R. F. Wood received his Ph.D. in theoretical solid state physics from Ohio State University in 1959. He held Fulbright and National Science Foundation fellowships at Göttingen, Germany; Uppsala, Sweden; and Cambridge, England before joining the Solid State Division at ORNL in 1962.
He was head of the Theory Section from 1968 until 1984 and was the group leader for the Semiconductor Physics Group from 1974 until 1988. He has been a visiting research professor at Uppsala and Gothenburg, Sweden, and at the University of Erlangen-Nürnberg, where he was a recipient of a Distinguished Senior Scientist Award from the Alexander von Humboldt Foundation.

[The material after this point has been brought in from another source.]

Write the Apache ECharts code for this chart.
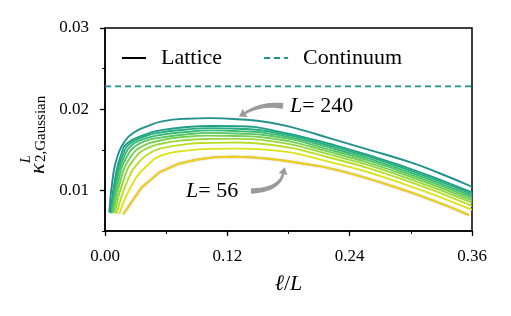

Dr. Wood's research interests have been concentrated in the areas of electronic and vibrational properties of defects in crystals, lattice dynamics and neutron scattering, optical properties of solids, superconductivity, the effects of laser radiation on semiconductors, the use of lasers to fabricate high-efficiency solar cells and other devices, and the formation of metastable materials by ultrarapid solidification. He has published extensively in these areas; given numerous invited talks; and served on various conference organizing committees in different capacities, including chair of the 1977 International Conference on Defects in Insulating Crystals and co-chair of the First International Conference on Neutron Transmutation Doping.
He was the 1980–81 national lecturer for the Institute of Electrical and Electronics Engineers Electron Devices Society. He has received several awards and patents for his work on transmutation doping and laser processing of semiconductors. Dr. Wood is a fellow of the American Physical Society and the American Association for the Advancement of Science and is a senior member of the Institute of Electrical and Electronics Engineers.
Dr. Wood's present research activities lie in the areas of laser processing of materials, solar energy conversion, mathematical modeling of ultrarapid melting and solidification phenomena, molecular dynamics, electronic structure of solids, and high-temperature superconductivity.
He was appointed a corporate fellow in 1984.